We believe that God is making his purposes known to us -and we are starting to understand why God wants us in the Langkloof. Our only desire being to do His will - and to ensure that His will is also ours.

Sunday, March 08, 2009

Twee Riviere

A lot has happened in the last two months. Michelle and I have been blessed with a wonderful contract writing concepts for a proposed TV series for Animal Planet. This has been exciting and fun! The contract ends this month - and we again trust the Lord for provision for the future.

It has been such an exciting journey! And the blessings keep flowing. But the events of the last few weeks has started us on a brand new adventure.

We have been praying for guidance about where the Lord wants us to be, and what His plans for us are. Without seeking or striving, doors started opening and invitations were extended to us to see people we hardly knew.

As a result we made the journey to Twee Riviere, near Joubertina in the Langkloof.
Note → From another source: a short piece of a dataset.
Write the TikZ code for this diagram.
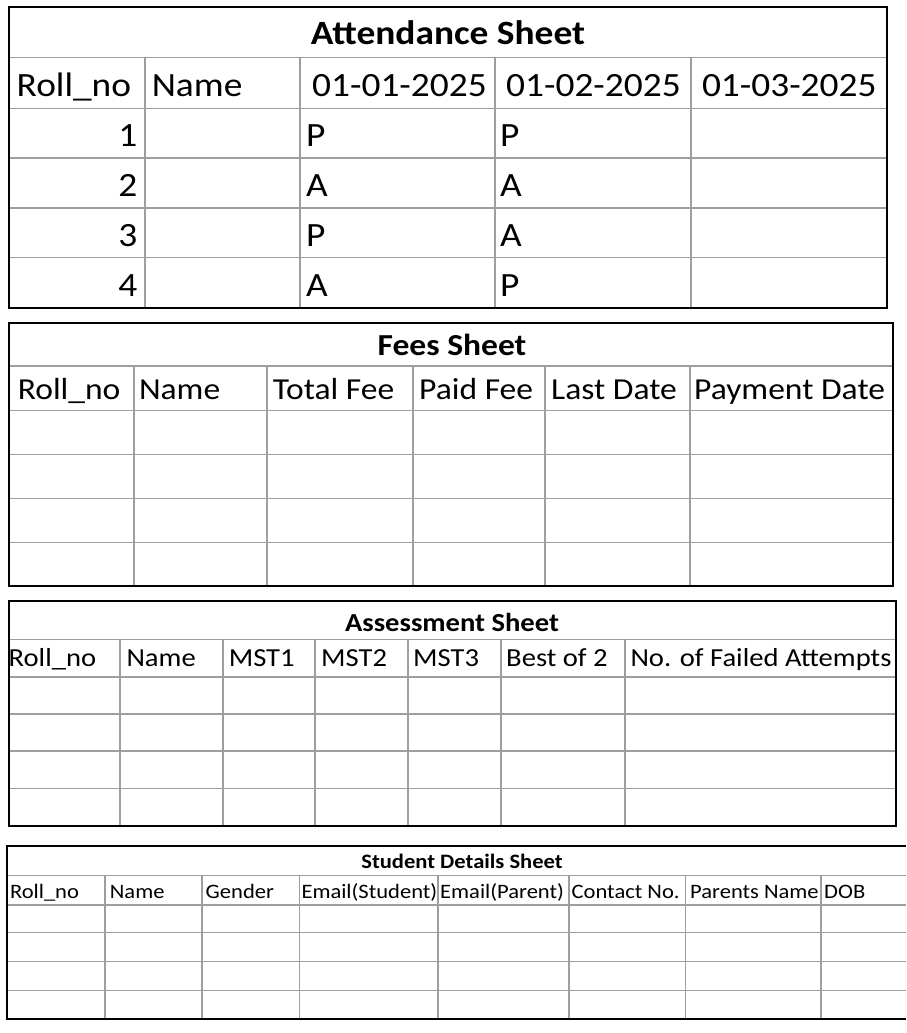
\documentclass[tikz,border=0pt]{standalone}
\usepackage{fontspec}
\setmainfont{Carlito}
\usepackage{graphicx}
\newcommand{\sx}[1]{\scalebox{1.1}[1]{#1}}
\tikzset{
  gridline/.style={draw=black!38, line width=1.2pt},
  frame/.style={draw=black, line width=2.6pt},
  lbl/.style={inner sep=0pt, anchor=base west},
  rlbl/.style={inner sep=0pt, anchor=base east},
  ttl/.style={inner sep=0pt, anchor=base},
  fa/.style={font=\fontsize{34}{40}\selectfont},
  fb/.style={font=\fontsize{30.5}{36}\selectfont},
  fc/.style={font=\fontsize{26}{31}\selectfont},
  fd/.style={font=\fontsize{20.5}{25}\selectfont},
}
\begin{document}
\begin{tikzpicture}[x=1pt,y=-1pt]
\useasboundingbox[fill=white] (0,0) rectangle (906,1033);

% ---------- Attendance Sheet ----------
\foreach \y in {57.8,108.2,158,208,257.6} \draw[gridline] (9,\y) -- (887,\y);
\foreach \x in {145,300,495,691} \draw[gridline] (\x,57.8) -- (\x,308);
\draw[frame] (9,7) rectangle (887,308);
\node[ttl,font=\fontsize{34}{40}\selectfont\bfseries] (a-title) at (448,45) {\sx{Attendance Sheet}};
\foreach \x/\t [count=\i] in {16.5/Roll\_no,151.6/Name,312/01-01-2025,506/01-02-2025,701.8/01-03-2025}
  \node[lbl,fa] (a-h\i) at (\x,96) {\sx{\t}};
\foreach \y/\n/\p/\q in {146/1/P/P,196/2/A/A,246/3/P/A,296/4/A/P}{
  \node[rlbl,fa] (a-r\n) at (137.5,\y) {\sx{\n}};
  \node[lbl,fa] (a-p\n) at (306,\y) {\sx{\p}};
  \node[lbl,fa] (a-q\n) at (500,\y) {\sx{\q}};
}

% ---------- Fees Sheet ----------
\foreach \y in {366,410.5,454.3,498.3,542.3} \draw[gridline] (9,\y) -- (893,\y);
\foreach \x in {134,267,413,545,690} \draw[gridline] (\x,366) -- (\x,586);
\draw[frame] (9,323) rectangle (893,586);
\node[ttl,font=\fontsize{30.5}{36}\selectfont\bfseries] (b-title) at (452,355.7) {\sx{Fees Sheet}};
\foreach \x/\t [count=\i] in {17.6/Roll\_no,138.8/Name,272.6/Total Fee,419/Paid Fee,551/Last Date,694/Payment Date}
  \node[lbl,fb] (b-h\i) at (\x,399.8) {\sx{\t}};

% ---------- Assessment Sheet ----------
\foreach \y in {639.3,677,714,751,788.3} \draw[gridline] (9,\y) -- (896,\y);
\foreach \x in {120,223,315,408,501,625} \draw[gridline] (\x,639.3) -- (\x,826);
\draw[frame] (9,601) rectangle (896,826);
\node[ttl,font=\fontsize{26}{31}\selectfont\bfseries] (c-title) at (452,631) {\sx{Assessment Sheet}};
\foreach \x/\t [count=\i] in {8.5/Roll\_no,126.3/Name,228.6/MST1,321/MST2,413/MST3,506/Best of 2,630.3/No. of Failed Attempts}
  \node[lbl,fc] (c-h\i) at (\x,666.7) {\sx{\t}};

% ---------- Student Details Sheet ----------
\foreach \y in {875.7,905,932.7,961.7,990.3} \draw[gridline] (7,\y) -- (906,\y);
\foreach \x in {105,202,299.4,438,569,685.6,821} \draw[gridline] (\x,875.7) -- (\x,1019);
\draw[frame] (906,846) -- (7,846) -- (7,1019) -- (906,1019);
\node[ttl,font=\fontsize{20.5}{25}\selectfont\bfseries] (d-title) at (462,868.3) {\sx{Student Details Sheet}};
\foreach \x/\t [count=\i] in {9.8/Roll\_no,109.7/Name,205.5/Gender,301.3/Email(Student),440/Email(Parent),571.5/Contact No.,690/Parents Name,824/DOB}
  \node[lbl,fd] (d-h\i) at (\x,898.3) {\sx{\t}};
\end{tikzpicture}
\end{document}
Neither Michelle or I had ever been here, and it was the last place in the world we would have thought of visiting. We went to visit Julian and Karen Heim, whom we had met briefly at Calvary Chapel some months previously. Our visit was based on a prompting from the Lord and has resulted in us moving to Twee Riviere!

We have had overwhelming confirmation in the Word, and in prayer, that we must move to this small community, where we will build a simple house on 1.5 Hectares of land we have been offered, we will strive to be self sufficient and we feel that we have a calling to minister to the community. We are called to share Paul's revelation of the Christ within to a divided and in many cases, a broken community.
How we will live and support ourselves is in God's hands - but we will be living in Twee Riviere from March 2009! And we are excited and filled with joy at this next adventure in our walk with the Lord!

From Media and IT, to building a house and farming the land - life is exciting!
Now if anyone has some spare doors, windows, plumbing and building supplies......!!